Pour ce qui est de la grève, la rupture d'interconnexion a incontestablement perturbé l'organisation, nous forçant à nous adapter pour gérer les flux - reports sur la ligne D et sur la ligne 13, l'information des voyageurs étant revue en conséquence. Comme à chaque fois qu'un tel mouvement de grève survient, nous avons mis en oeuvre un plan de mobilisation de toutes nos ressources internes en mettant à contribution l'ensemble de nos agents formés à conduire des RER.

Quelques mots sur le déroulé de la soirée : nous avons constaté un flux important de supporters au départ de la fan zone de Nation entre 17 heures et 18 heures 30, mais ces déplacements se sont faits dans le calme. Les trains du RER A ont bien absorbé la charge, et la répartition, à Châtelet-Les Halles, entre les trains de la ligne B et ceux de la ligne D s'est faite sans surcharge importante d'un côté ou de l'autre.
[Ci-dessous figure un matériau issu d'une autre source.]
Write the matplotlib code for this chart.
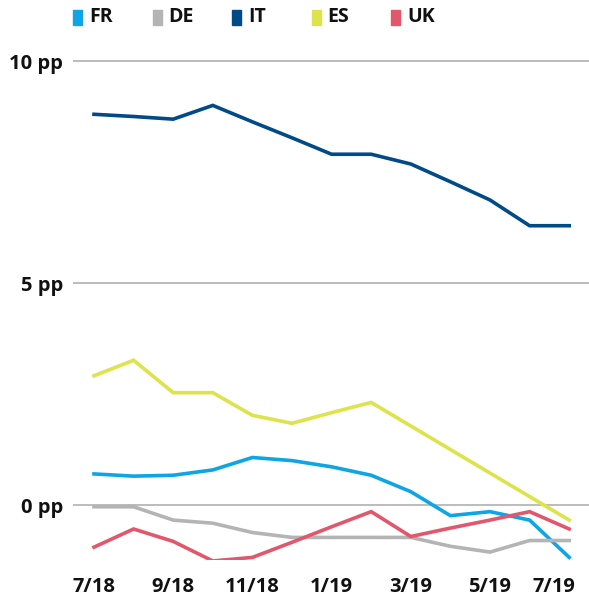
import matplotlib.pyplot as plt
import matplotlib.transforms as mtransforms
from matplotlib.patches import Rectangle

plt.rcParams['font.family'] = ['Open Sans', 'DejaVu Sans']
plt.rcParams['font.weight'] = 'bold'

# monthly values, 7/18 .. 7/19 (percentage points)
months = ['7/18', '8/18', '9/18', '10/18', '11/18', '12/18', '1/19',
          '2/19', '3/19', '4/19', '5/19', '6/19', '7/19']
fr = [0.70, 0.65, 0.67, 0.79, 1.07, 1.00, 0.86, 0.67, 0.30, -0.24, -0.15, -0.34, -1.18]
de = [-0.04, -0.04, -0.34, -0.41, -0.62, -0.73, -0.73, -0.73, -0.73, -0.93, -1.06, -0.80, -0.80]
it = [8.80, 8.75, 8.69, 9.00, 8.63, 8.27, 7.90, 7.90, 7.68, 7.28, 6.87, 6.29, 6.29]
es = [2.91, 3.26, 2.53, 2.53, 2.02, 1.84, 2.08, 2.31, 1.78, 1.25, 0.72, 0.19, -0.34]
uk = [-0.95, -0.54, -0.82, -1.26, -1.18, -0.84, -0.49, -0.15, -0.71, -0.52, -0.34, -0.15, -0.54]

names = ['FR', 'DE', 'IT', 'ES', 'UK']
series = [fr, de, it, es, uk]
colors = ['#0ea5e4', '#b4b4b4', '#004b87', '#dde34a', '#e2576b']

yticks = [0, 5, 10]
ylabels = ['0 pp', '5 pp', '10 pp']

W, H = 589, 598
fig = plt.figure(figsize=(W / 100, H / 100), dpi=100)
# axes spans pixel x 73..589, y 50..560
ax = fig.add_axes([73 / W, 1 - 560 / H, 1 - 73 / W, 510 / H])

x = list(range(len(months)))
for vals, c in zip(series, colors):
    ax.plot(x, vals, color=c, lw=2.6, solid_joinstyle='miter', zorder=3)

ax.set_xlim(-0.53, 12.5)
ax.set_ylim(-55 / 44.4, 455 / 44.4)
ax.set_yticks(yticks)
ax.set_yticklabels(ylabels)
ax.set_xticks(x[::2])
ax.set_xticklabels(months[::2])
ax.yaxis.grid(True, color='#aaaaaa', lw=1.1, zorder=1)
ax.tick_params(axis='both', length=0, labelsize=14.5, colors='#111111')
ax.tick_params(axis='y', pad=7)
ax.tick_params(axis='x', pad=12)
for s in ax.spines.values():
    s.set_visible(False)

# last date label sits a bit left so it stays inside the picture
last = ax.get_xticklabels()[-1]
last.set_transform(last.get_transform() + mtransforms.ScaledTranslation(-15 / 100, 0, fig.dpi_scale_trans))

# legend: tall coloured squares with labels
for i, (n, c) in enumerate(zip(names, colors)):
    lx = 73 + i * 79.5
    fig.add_artist(Rectangle((lx / W, 1 - 25 / H), 9 / W, 15 / H,
                             transform=fig.transFigure, color=c))
    fig.text((lx + 16) / W, 1 - 17 / H, n, fontsize=14, fontweight='bold',
             color='#111111', va='center', ha='left')

fig.savefig('out.png', dpi=100)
Sur la ligne 13, entre 16 heures et 21 heures, nous avons compté 36 000 voyageurs arrivant au Stade de France - je précise que le comptage est manuel et la marge d'erreur de 5 %. Quant à la ligne B, 10 500 voyageurs l'ont empruntée pour arriver à Gare du Nord, et 6 200 pour arriver à Saint-Denis. La gestion des flux a été maîtrisée. Le dispositif de « stop and go » mis en place avec les forces de sécurité pour la fin du match était rodé ; il a permis d'éviter la thrombose dans nos espaces via des retenues en amont de l'entrée dans nos réseaux : tout s'est bien passé à la sortie de la fan zone comme à l'entrée de la ligne 13.

Nous n'avons eu à déplorer, en outre, aucun incident technique pendant la période critique. De manière générale, la forte fréquentation n'a engendré aucun incident. Nous considérons que les voyageurs ont été acheminés sans difficulté vers leur station d'arrivée. Aucune agression n'a eu lieu dans nos espaces.

Quant aux images de vidéosurveillance, elles restent stockées 72 heures avant d'être écrasées. N'ayant constaté aucun incident et ces images n'ayant fait l'objet d'aucune réquisition avant le vendredi 10 juin, nous ne les avons pas conservées.